Role of an Operating System (OS)

Role of an Operating System (OS)

Operating System (OS) refers to the system software that manages hardware and software resources in a computer system.

Primary Duties

  • The main function of an OS is to manage hardware resources, which includes the CPU, memory, disk drives, and input/output (I/O) devices.

  • It also handles the execution of applications, ensuring they have enough resources to run efficiently.

  • The OS is responsible for managing the file system of a computer, including file creation, deletion, and access.

Resource Management

  • The OS acts as a mediator between software and hardware, providing an interface for use by application programs and users.

  • It’s tasked with the allocation of resources to devices and programs when required, and releasing these resources when they’re no longer needed.

  • The OS determines the order and mode of execution for tasks, employing algorithms to ensure proficient scheduling procedure and avoid conflicts or deadlock.

Interface Provision

  • It provides a user interface, enabling users to interact with the system. This can be a graphical user interface (GUI), command-line interface (CLI), or even a touch interface in modern systems.

  • For application software, it provides a programming interface, creating a standard way for applications to use the hardware without needing to know the specific details of the hardware.

Security and Stability

  • The OS maintains system security by limiting access to resources and suppressing software errors that could hamper system performance.

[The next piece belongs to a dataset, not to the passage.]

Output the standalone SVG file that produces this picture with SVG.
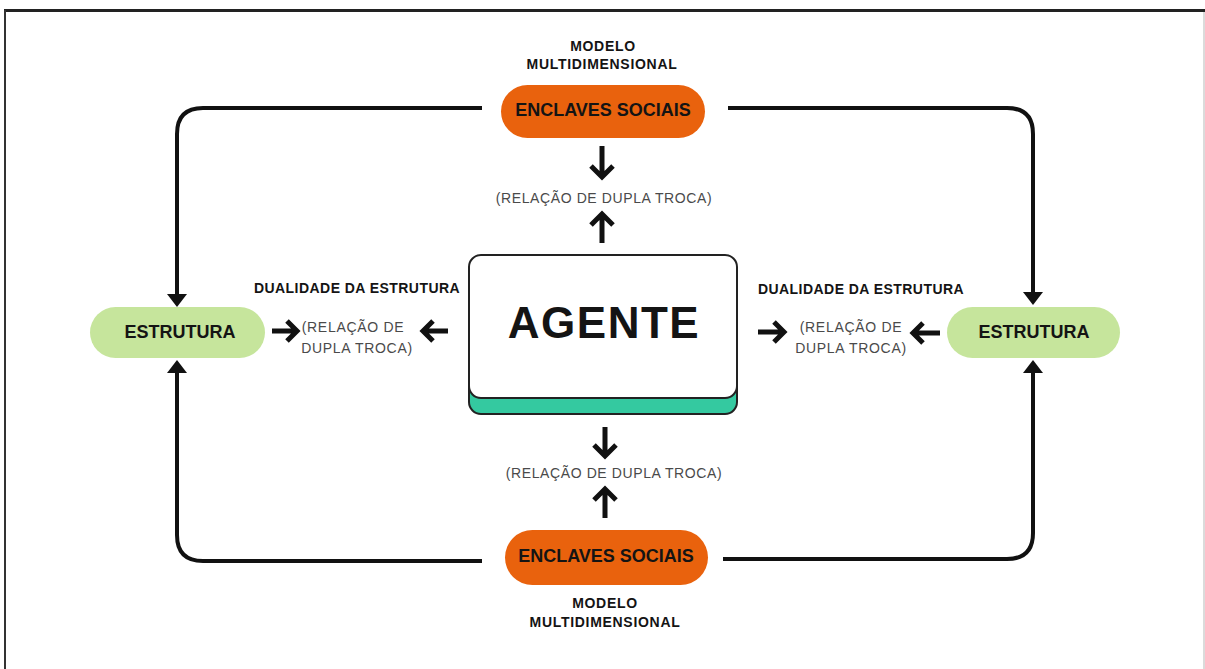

  • It provides a stable and consistent way to work with hardware without the necessity to directly handle the often highly technical aspects of hardware operation.

Systems Updates

  • The OS is responsible for installing system updates, which cover security patches, bug fixes, and system enhancements to ensure the system runs smoothly and securely.


In summary, the OS is the backbone of a computer system, managing resources, providing an interface for users and applications, maintaining system security, and installing updates to improve system performance and stability. Without an efficient OS, a computer system would become overly complex and unmanageable for users.